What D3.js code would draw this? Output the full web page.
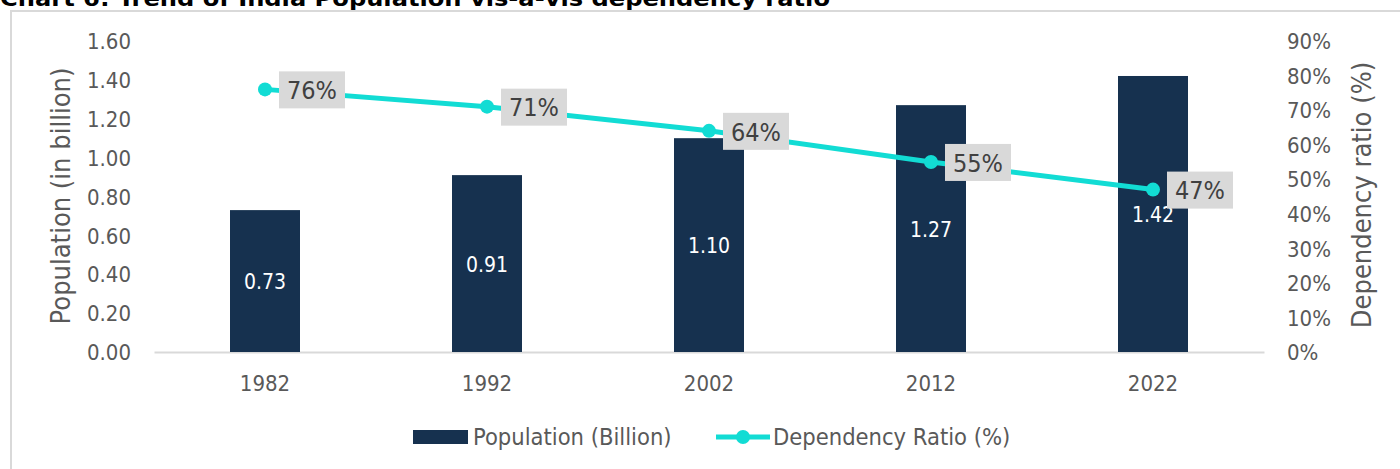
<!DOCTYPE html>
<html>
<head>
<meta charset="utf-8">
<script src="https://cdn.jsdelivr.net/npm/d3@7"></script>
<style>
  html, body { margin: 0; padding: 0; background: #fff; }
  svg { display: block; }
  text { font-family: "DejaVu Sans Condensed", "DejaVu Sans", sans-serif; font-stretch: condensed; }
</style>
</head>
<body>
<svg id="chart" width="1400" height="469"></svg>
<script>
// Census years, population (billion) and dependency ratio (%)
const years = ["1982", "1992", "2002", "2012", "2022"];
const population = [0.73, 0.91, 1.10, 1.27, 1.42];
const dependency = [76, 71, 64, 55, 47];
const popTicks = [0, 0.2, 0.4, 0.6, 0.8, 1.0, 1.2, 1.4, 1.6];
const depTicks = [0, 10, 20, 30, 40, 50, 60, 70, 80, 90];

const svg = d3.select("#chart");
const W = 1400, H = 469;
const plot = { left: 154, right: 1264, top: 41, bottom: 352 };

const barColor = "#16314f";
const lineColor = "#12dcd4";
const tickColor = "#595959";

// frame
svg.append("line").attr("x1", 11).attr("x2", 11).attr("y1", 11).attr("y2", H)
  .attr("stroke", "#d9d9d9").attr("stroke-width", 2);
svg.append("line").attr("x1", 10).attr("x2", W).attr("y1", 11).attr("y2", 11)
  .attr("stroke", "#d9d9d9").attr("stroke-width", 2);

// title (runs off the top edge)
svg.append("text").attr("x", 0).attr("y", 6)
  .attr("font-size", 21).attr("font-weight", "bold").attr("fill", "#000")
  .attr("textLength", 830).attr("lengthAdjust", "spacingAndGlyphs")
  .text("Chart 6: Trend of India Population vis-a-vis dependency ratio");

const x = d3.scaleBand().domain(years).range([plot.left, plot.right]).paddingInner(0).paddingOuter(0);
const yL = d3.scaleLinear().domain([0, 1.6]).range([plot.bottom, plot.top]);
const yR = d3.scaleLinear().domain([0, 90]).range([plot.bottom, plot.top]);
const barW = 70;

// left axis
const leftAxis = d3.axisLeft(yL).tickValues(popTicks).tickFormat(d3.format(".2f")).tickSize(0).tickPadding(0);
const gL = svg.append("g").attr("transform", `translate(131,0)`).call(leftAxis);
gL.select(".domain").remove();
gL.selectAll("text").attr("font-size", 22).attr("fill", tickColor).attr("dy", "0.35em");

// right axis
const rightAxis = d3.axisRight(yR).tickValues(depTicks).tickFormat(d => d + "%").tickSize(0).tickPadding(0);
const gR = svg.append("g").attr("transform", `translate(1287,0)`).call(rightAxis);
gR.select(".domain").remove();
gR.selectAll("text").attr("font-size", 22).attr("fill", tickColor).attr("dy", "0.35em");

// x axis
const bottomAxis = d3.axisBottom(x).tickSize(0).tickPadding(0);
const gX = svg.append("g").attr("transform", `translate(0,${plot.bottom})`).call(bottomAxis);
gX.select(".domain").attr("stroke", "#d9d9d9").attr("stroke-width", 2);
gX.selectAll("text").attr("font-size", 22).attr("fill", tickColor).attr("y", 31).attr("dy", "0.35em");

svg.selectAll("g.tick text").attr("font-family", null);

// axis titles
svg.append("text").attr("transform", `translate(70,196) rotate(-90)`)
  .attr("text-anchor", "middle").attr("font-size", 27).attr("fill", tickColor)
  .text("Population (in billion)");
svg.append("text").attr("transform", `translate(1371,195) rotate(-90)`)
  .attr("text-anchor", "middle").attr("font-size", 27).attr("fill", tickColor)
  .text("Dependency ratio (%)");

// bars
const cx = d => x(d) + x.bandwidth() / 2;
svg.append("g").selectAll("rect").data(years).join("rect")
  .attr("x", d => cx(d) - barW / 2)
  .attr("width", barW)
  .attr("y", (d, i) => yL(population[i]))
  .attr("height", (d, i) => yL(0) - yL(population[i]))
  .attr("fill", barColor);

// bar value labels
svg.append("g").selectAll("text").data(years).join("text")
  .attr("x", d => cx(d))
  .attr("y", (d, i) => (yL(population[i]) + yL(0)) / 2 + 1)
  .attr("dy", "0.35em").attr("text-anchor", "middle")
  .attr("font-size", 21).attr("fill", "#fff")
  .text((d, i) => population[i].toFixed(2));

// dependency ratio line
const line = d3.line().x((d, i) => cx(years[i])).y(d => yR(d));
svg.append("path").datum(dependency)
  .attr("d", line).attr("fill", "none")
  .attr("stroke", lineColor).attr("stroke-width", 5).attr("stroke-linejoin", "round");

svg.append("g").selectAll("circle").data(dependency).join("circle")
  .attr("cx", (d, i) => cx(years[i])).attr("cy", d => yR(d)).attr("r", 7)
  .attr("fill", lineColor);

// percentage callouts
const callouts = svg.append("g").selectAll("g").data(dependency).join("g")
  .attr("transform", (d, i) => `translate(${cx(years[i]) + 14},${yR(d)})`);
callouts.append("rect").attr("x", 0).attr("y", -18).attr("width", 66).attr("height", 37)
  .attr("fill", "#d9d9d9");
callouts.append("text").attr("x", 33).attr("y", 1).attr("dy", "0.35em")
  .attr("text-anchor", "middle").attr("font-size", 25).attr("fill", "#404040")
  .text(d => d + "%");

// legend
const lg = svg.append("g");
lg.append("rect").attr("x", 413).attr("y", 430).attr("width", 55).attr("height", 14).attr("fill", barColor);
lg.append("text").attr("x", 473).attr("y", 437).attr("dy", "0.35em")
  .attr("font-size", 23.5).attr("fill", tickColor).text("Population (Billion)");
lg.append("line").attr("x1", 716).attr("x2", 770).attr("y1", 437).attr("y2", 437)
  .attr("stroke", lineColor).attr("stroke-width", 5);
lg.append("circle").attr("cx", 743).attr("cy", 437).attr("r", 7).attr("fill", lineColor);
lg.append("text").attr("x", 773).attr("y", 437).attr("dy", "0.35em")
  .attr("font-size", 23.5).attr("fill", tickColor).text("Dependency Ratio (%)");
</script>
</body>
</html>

────────────────

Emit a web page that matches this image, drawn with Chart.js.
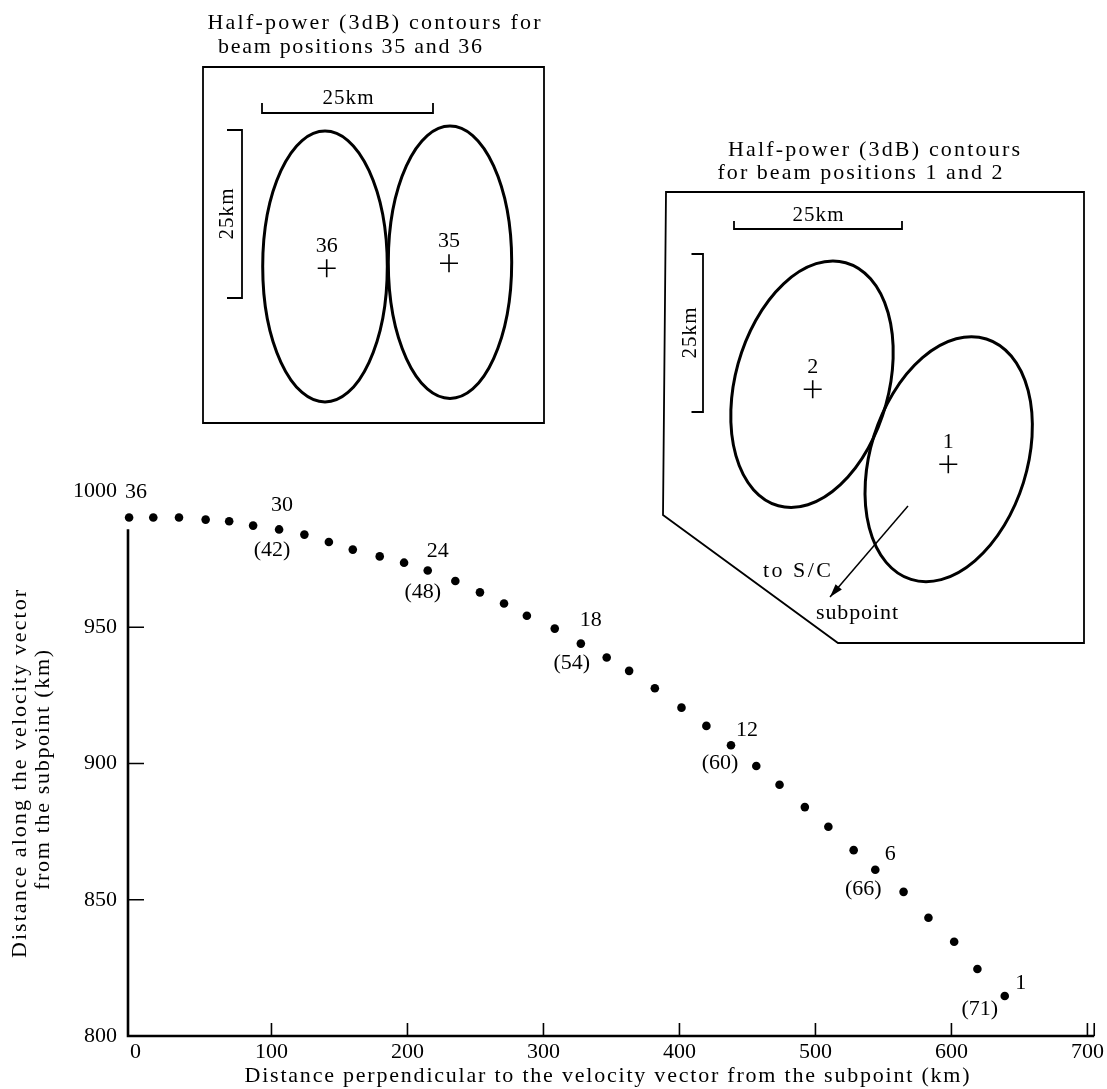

────────────────

Description of the task —
The first line to give again is the one with "What D3.js code", and the last is the one with "const barW = 70;". Repeat them and everything between exactly, minus the pictures.

Response to this task —
What D3.js code would draw this? Output the full web page.
<!DOCTYPE html>
<html>
<head>
<meta charset="utf-8">
<script src="https://cdn.jsdelivr.net/npm/d3@7"></script>
<style>
  html, body { margin: 0; padding: 0; background: #fff; }
  svg { display: block; }
  text { font-family: "DejaVu Sans Condensed", "DejaVu Sans", sans-serif; font-stretch: condensed; }
</style>
</head>
<body>
<svg id="chart" width="1400" height="469"></svg>
<script>
// Census years, population (billion) and dependency ratio (%)
const years = ["1982", "1992", "2002", "2012", "2022"];
const population = [0.73, 0.91, 1.10, 1.27, 1.42];
const dependency = [76, 71, 64, 55, 47];
const popTicks = [0, 0.2, 0.4, 0.6, 0.8, 1.0, 1.2, 1.4, 1.6];
const depTicks = [0, 10, 20, 30, 40, 50, 60, 70, 80, 90];

const svg = d3.select("#chart");
const W = 1400, H = 469;
const plot = { left: 154, right: 1264, top: 41, bottom: 352 };

const barColor = "#16314f";
const lineColor = "#12dcd4";
const tickColor = "#595959";

// frame
svg.append("line").attr("x1", 11).attr("x2", 11).attr("y1", 11).attr("y2", H)
  .attr("stroke", "#d9d9d9").attr("stroke-width", 2);
svg.append("line").attr("x1", 10).attr("x2", W).attr("y1", 11).attr("y2", 11)
  .attr("stroke", "#d9d9d9").attr("stroke-width", 2);

// title (runs off the top edge)
svg.append("text").attr("x", 0).attr("y", 6)
  .attr("font-size", 21).attr("font-weight", "bold").attr("fill", "#000")
  .attr("textLength", 830).attr("lengthAdjust", "spacingAndGlyphs")
  .text("Chart 6: Trend of India Population vis-a-vis dependency ratio");

const x = d3.scaleBand().domain(years).range([plot.left, plot.right]).paddingInner(0).paddingOuter(0);
const yL = d3.scaleLinear().domain([0, 1.6]).range([plot.bottom, plot.top]);
const yR = d3.scaleLinear().domain([0, 90]).range([plot.bottom, plot.top]);
const barW = 70;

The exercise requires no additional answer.